◆ **Request**
Everything in the listing except the pictures should be written out exactly.

* START Materials provided *

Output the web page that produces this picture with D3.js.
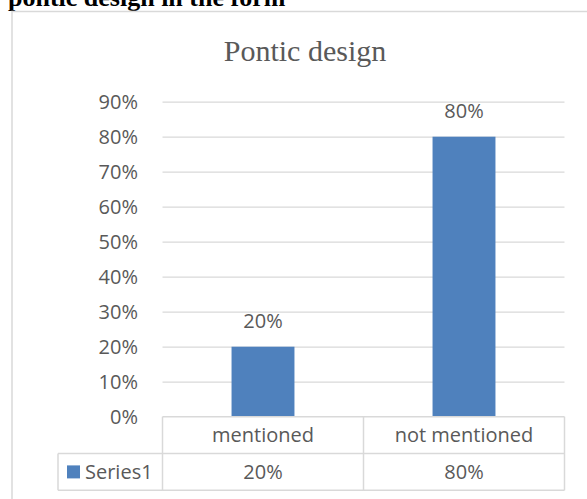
<!DOCTYPE html>
<html>
<head>
<meta charset="utf-8">
<script src="https://cdn.jsdelivr.net/npm/d3@7"></script>
<style>
  html, body { margin: 0; padding: 0; background: #ffffff; }
  svg { display: block; }
</style>
</head>
<body>
<svg id="chart" width="587" height="499"></svg>
<script>
// Chart content
const caption = "pontic design in the form";
const chartTitle = "Pontic design";
const categories = ["mentioned", "not mentioned"];
const seriesName = "Series1";
const seriesValues = [0.20, 0.80];
const yTicks = [0, 0.1, 0.2, 0.3, 0.4, 0.5, 0.6, 0.7, 0.8, 0.9];

const textColor = "#595959";
const gridColor = "#d9d9d9";
const barColor = "#4f81bd";
const uiFont = "'Open Sans', sans-serif";

const svg = d3.select("#chart");

// Plot geometry
const plot = { left: 162.5, right: 564.5, top: 101.7, bottom: 416.7 };
const table = { left: 58, rowH: 36.8 };

const y = d3.scaleLinear().domain([0, 0.9]).range([plot.bottom, plot.top]);
const xCell = d3.scaleBand().domain(categories).range([plot.left, plot.right]).padding(0);
const xBar = d3.scaleBand().domain(categories).range([plot.left, plot.right])
  .paddingInner(0.687).paddingOuter(0.3435);
const pct = d3.format(".0%");

// Caption above the chart frame (clipped at the top edge)
svg.append("text")
  .attr("x", 8).attr("y", 6)
  .attr("font-family", "'Liberation Serif', 'Times New Roman', serif")
  .attr("font-weight", "bold")
  .attr("font-size", 26)
  .attr("fill", "#000")
  .text(caption);

// Chart frame (left and top edges)
svg.append("path")
  .attr("d", "M12,499V11.5H587")
  .attr("fill", "none")
  .attr("stroke", gridColor)
  .attr("stroke-width", 1.5);

// Title
svg.append("text")
  .attr("x", 305).attr("y", 61)
  .attr("text-anchor", "middle")
  .attr("font-family", "'Liberation Serif', 'Times New Roman', serif")
  .attr("font-size", 30)
  .attr("fill", textColor)
  .text(chartTitle);

// Gridlines
const grid = svg.append("g")
  .attr("transform", `translate(${plot.left},0)`)
  .call(d3.axisLeft(y).tickValues(yTicks.slice(1))
    .tickSize(-(plot.right - plot.left)).tickFormat(""));
grid.select(".domain").remove();
grid.selectAll("line").attr("stroke", gridColor).attr("stroke-width", 1.2);

// Y axis labels
const yAxis = svg.append("g")
  .attr("transform", `translate(${plot.left},0)`)
  .call(d3.axisLeft(y).tickValues(yTicks).tickSize(0).tickPadding(24.5).tickFormat(pct));
yAxis.select(".domain").remove();
yAxis.selectAll("text")
  .attr("font-family", uiFont)
  .attr("font-size", 20)
  .attr("fill", textColor);

// Bars
const data = categories.map((c, i) => ({ cat: c, value: seriesValues[i] }));
svg.append("g").selectAll("rect")
  .data(data).join("rect")
  .attr("x", d => xBar(d.cat))
  .attr("width", xBar.bandwidth())
  .attr("y", d => y(d.value))
  .attr("height", d => y(0) - y(d.value))
  .attr("fill", barColor);

// Value labels above bars
svg.append("g").selectAll("text")
  .data(data).join("text")
  .attr("x", d => xBar(d.cat) + xBar.bandwidth() / 2)
  .attr("y", d => y(d.value) - 18.5)
  .attr("text-anchor", "middle")
  .attr("font-family", uiFont)
  .attr("font-size", 20)
  .attr("fill", textColor)
  .text(d => pct(d.value));

// Data table below the plot
const row1Top = plot.bottom;
const row2Top = row1Top + table.rowH;
const row2Bot = row2Top + table.rowH;
const tbl = svg.append("g")
  .attr("stroke", gridColor)
  .attr("stroke-width", 1.5)
  .attr("fill", "none");
tbl.append("line").attr("x1", plot.left).attr("x2", plot.right).attr("y1", row1Top).attr("y2", row1Top);
tbl.append("line").attr("x1", table.left).attr("x2", plot.right).attr("y1", row2Top).attr("y2", row2Top);
tbl.append("line").attr("x1", table.left).attr("x2", plot.right).attr("y1", row2Bot).attr("y2", row2Bot);
tbl.append("line").attr("x1", table.left).attr("x2", table.left).attr("y1", row2Top).attr("y2", row2Bot);
const cellEdges = categories.map(c => xCell(c)).concat([plot.right]);
tbl.selectAll(".vline").data(cellEdges).join("line")
  .attr("class", "vline")
  .attr("x1", d => d).attr("x2", d => d)
  .attr("y1", row1Top).attr("y2", row2Bot);

// Category names row
svg.append("g").selectAll("text")
  .data(categories).join("text")
  .attr("x", d => xCell(d) + xCell.bandwidth() / 2)
  .attr("y", (row1Top + row2Top) / 2)
  .attr("dy", "0.35em")
  .attr("text-anchor", "middle")
  .attr("font-family", uiFont)
  .attr("font-size", 20)
  .attr("fill", textColor)
  .text(d => d);

// Series values row
svg.append("g").selectAll("text")
  .data(data).join("text")
  .attr("x", d => xCell(d.cat) + xCell.bandwidth() / 2)
  .attr("y", (row2Top + row2Bot) / 2)
  .attr("dy", "0.35em")
  .attr("text-anchor", "middle")
  .attr("font-family", uiFont)
  .attr("font-size", 20)
  .attr("fill", textColor)
  .text(d => pct(d.value));

// Legend key in the table
svg.append("rect")
  .attr("x", 67).attr("y", (row2Top + row2Bot) / 2 - 6.5)
  .attr("width", 13).attr("height", 13)
  .attr("fill", barColor);
svg.append("text")
  .attr("x", 85)
  .attr("y", (row2Top + row2Bot) / 2)
  .attr("dy", "0.35em")
  .attr("font-family", uiFont)
  .attr("font-size", 20)
  .attr("fill", textColor)
  .text(seriesName);
</script>
</body>
</html>
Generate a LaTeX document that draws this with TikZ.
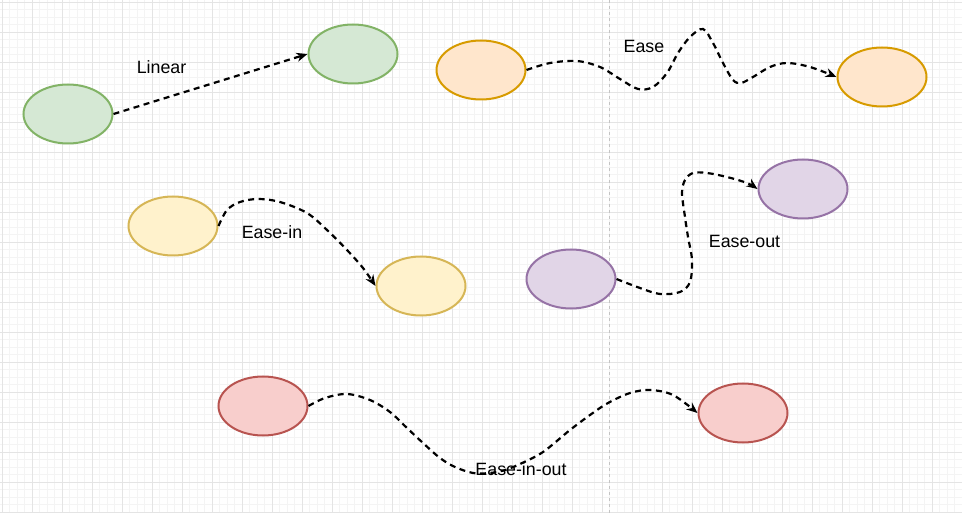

* END Materials provided *

◆ **Written response**
Output the web page that produces this picture with D3.js.
<!DOCTYPE html>
<html>
<head>
<meta charset="utf-8">
<script src="https://cdn.jsdelivr.net/npm/d3@7"></script>
<style>
  html, body { margin: 0; padding: 0; background: #ffffff; }
  svg { display: block; }
</style>
</head>
<body>
<svg id="chart" width="587" height="499"></svg>
<script>
// Chart content
const caption = "pontic design in the form";
const chartTitle = "Pontic design";
const categories = ["mentioned", "not mentioned"];
const seriesName = "Series1";
const seriesValues = [0.20, 0.80];
const yTicks = [0, 0.1, 0.2, 0.3, 0.4, 0.5, 0.6, 0.7, 0.8, 0.9];

const textColor = "#595959";
const gridColor = "#d9d9d9";
const barColor = "#4f81bd";
const uiFont = "'Open Sans', sans-serif";

const svg = d3.select("#chart");

// Plot geometry
const plot = { left: 162.5, right: 564.5, top: 101.7, bottom: 416.7 };
const table = { left: 58, rowH: 36.8 };

const y = d3.scaleLinear().domain([0, 0.9]).range([plot.bottom, plot.top]);
const xCell = d3.scaleBand().domain(categories).range([plot.left, plot.right]).padding(0);
const xBar = d3.scaleBand().domain(categories).range([plot.left, plot.right])
  .paddingInner(0.687).paddingOuter(0.3435);
const pct = d3.format(".0%");

// Caption above the chart frame (clipped at the top edge)
svg.append("text")
  .attr("x", 8).attr("y", 6)
  .attr("font-family", "'Liberation Serif', 'Times New Roman', serif")
  .attr("font-weight", "bold")
  .attr("font-size", 26)
  .attr("fill", "#000")
  .text(caption);

// Chart frame (left and top edges)
svg.append("path")
  .attr("d", "M12,499V11.5H587")
  .attr("fill", "none")
  .attr("stroke", gridColor)
  .attr("stroke-width", 1.5);

// Title
svg.append("text")
  .attr("x", 305).attr("y", 61)
  .attr("text-anchor", "middle")
  .attr("font-family", "'Liberation Serif', 'Times New Roman', serif")
  .attr("font-size", 30)
  .attr("fill", textColor)
  .text(chartTitle);

// Gridlines
const grid = svg.append("g")
  .attr("transform", `translate(${plot.left},0)`)
  .call(d3.axisLeft(y).tickValues(yTicks.slice(1))
    .tickSize(-(plot.right - plot.left)).tickFormat(""));
grid.select(".domain").remove();
grid.selectAll("line").attr("stroke", gridColor).attr("stroke-width", 1.2);

// Y axis labels
const yAxis = svg.append("g")
  .attr("transform", `translate(${plot.left},0)`)
  .call(d3.axisLeft(y).tickValues(yTicks).tickSize(0).tickPadding(24.5).tickFormat(pct));
yAxis.select(".domain").remove();
yAxis.selectAll("text")
  .attr("font-family", uiFont)
  .attr("font-size", 20)
  .attr("fill", textColor);

// Bars
const data = categories.map((c, i) => ({ cat: c, value: seriesValues[i] }));
svg.append("g").selectAll("rect")
  .data(data).join("rect")
  .attr("x", d => xBar(d.cat))
  .attr("width", xBar.bandwidth())
  .attr("y", d => y(d.value))
  .attr("height", d => y(0) - y(d.value))
  .attr("fill", barColor);

// Value labels above bars
svg.append("g").selectAll("text")
  .data(data).join("text")
  .attr("x", d => xBar(d.cat) + xBar.bandwidth() / 2)
  .attr("y", d => y(d.value) - 18.5)
  .attr("text-anchor", "middle")
  .attr("font-family", uiFont)
  .attr("font-size", 20)
  .attr("fill", textColor)
  .text(d => pct(d.value));

// Data table below the plot
const row1Top = plot.bottom;
const row2Top = row1Top + table.rowH;
const row2Bot = row2Top + table.rowH;
const tbl = svg.append("g")
  .attr("stroke", gridColor)
  .attr("stroke-width", 1.5)
  .attr("fill", "none");
tbl.append("line").attr("x1", plot.left).attr("x2", plot.right).attr("y1", row1Top).attr("y2", row1Top);
tbl.append("line").attr("x1", table.left).attr("x2", plot.right).attr("y1", row2Top).attr("y2", row2Top);
tbl.append("line").attr("x1", table.left).attr("x2", plot.right).attr("y1", row2Bot).attr("y2", row2Bot);
tbl.append("line").attr("x1", table.left).attr("x2", table.left).attr("y1", row2Top).attr("y2", row2Bot);
const cellEdges = categories.map(c => xCell(c)).concat([plot.right]);
tbl.selectAll(".vline").data(cellEdges).join("line")
  .attr("class", "vline")
  .attr("x1", d => d).attr("x2", d => d)
  .attr("y1", row1Top).attr("y2", row2Bot);

// Category names row
svg.append("g").selectAll("text")
  .data(categories).join("text")
  .attr("x", d => xCell(d) + xCell.bandwidth() / 2)
  .attr("y", (row1Top + row2Top) / 2)
  .attr("dy", "0.35em")
  .attr("text-anchor", "middle")
  .attr("font-family", uiFont)
  .attr("font-size", 20)
  .attr("fill", textColor)
  .text(d => d);

// Series values row
svg.append("g").selectAll("text")
  .data(data).join("text")
  .attr("x", d => xCell(d.cat) + xCell.bandwidth() / 2)
  .attr("y", (row2Top + row2Bot) / 2)
  .attr("dy", "0.35em")
  .attr("text-anchor", "middle")
  .attr("font-family", uiFont)
  .attr("font-size", 20)
  .attr("fill", textColor)
  .text(d => pct(d.value));

// Legend key in the table
svg.append("rect")
  .attr("x", 67).attr("y", (row2Top + row2Bot) / 2 - 6.5)
  .attr("width", 13).attr("height", 13)
  .attr("fill", barColor);
svg.append("text")
  .attr("x", 85)
  .attr("y", (row2Top + row2Bot) / 2)
  .attr("dy", "0.35em")
  .attr("font-family", uiFont)
  .attr("font-size", 20)
  .attr("fill", textColor)
  .text(seriesName);
</script>
</body>
</html>
Generate a LaTeX document that draws this with TikZ.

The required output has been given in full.